Even setting aside the character’s addiction issues, which were a clear echo of then-recent struggles in Downey’s own personal life, the performance is full of his actorly trademarks: Paul projects smarter-than-the-room aloofness that occasionally gives way to visible jitters, and without quite launching into motormouthed Iron Man mode, Downey gives every line just the right off-center spin. That his geeky friend Robert Graysmith (Jake Gyllenhaal) eventually finds him relocated to a houseboat, doing morning pulls off a liquor bottle, feels both logical and chilling—Downey expertly portrays a man who may never be in serious danger from the Zodiac, but gets thrown off his axis anyway, a collaborator in his own living demise.

Mark Ruffalo’s Dave Toschi sticks around longer. He’s a cop on the Zodiac case, lost in a maze of paperwork and inefficiently shared information, frustrated when it all becomes fodder for the first Dirty Harry movie. The case hangs over him, but it doesn’t quite drag him under, and Ruffalo does a beautiful job of playing that burden and the decency it threatens. In one great scene from a movie overflowing with them, Toschi agrees to hear Graysmith’s litany of circumstantial evidence that points to one particular suspect, and Ruffalo lets us see Toschi feeling the gravitational pull of the case once again—before he breaks it to Graysmith that none of this, however enticing, is good enough for a conviction.
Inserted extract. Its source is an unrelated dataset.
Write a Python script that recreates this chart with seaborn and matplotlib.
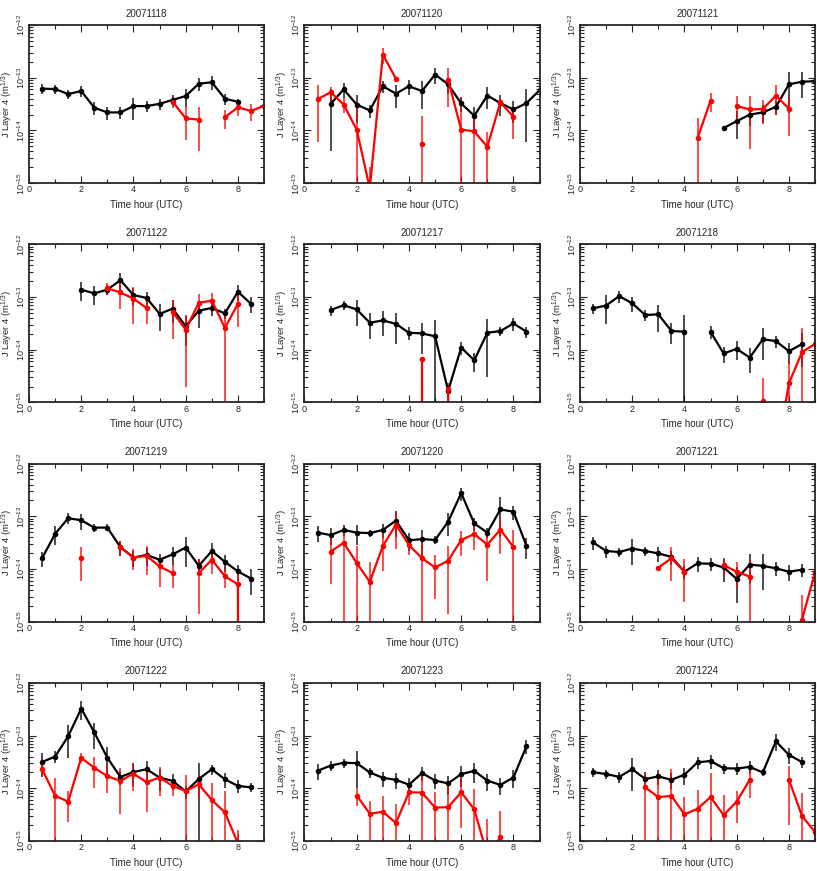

This diner scene is the whole movie in a nutshell, and Ruffalo needs to anchor it, to keep it from sailing off into manic theorizing. It’s easy to understand why Zodiac didn’t curry favor with the Academy; great as they are, movies like Poor Things and Oppenheimer build to a sense of certainty, whether optimistic or doomy. Zodiac lives in a more unsettling, less resolved space. Downey and Ruffalo, in two of their best performances, are willing to occupy that void.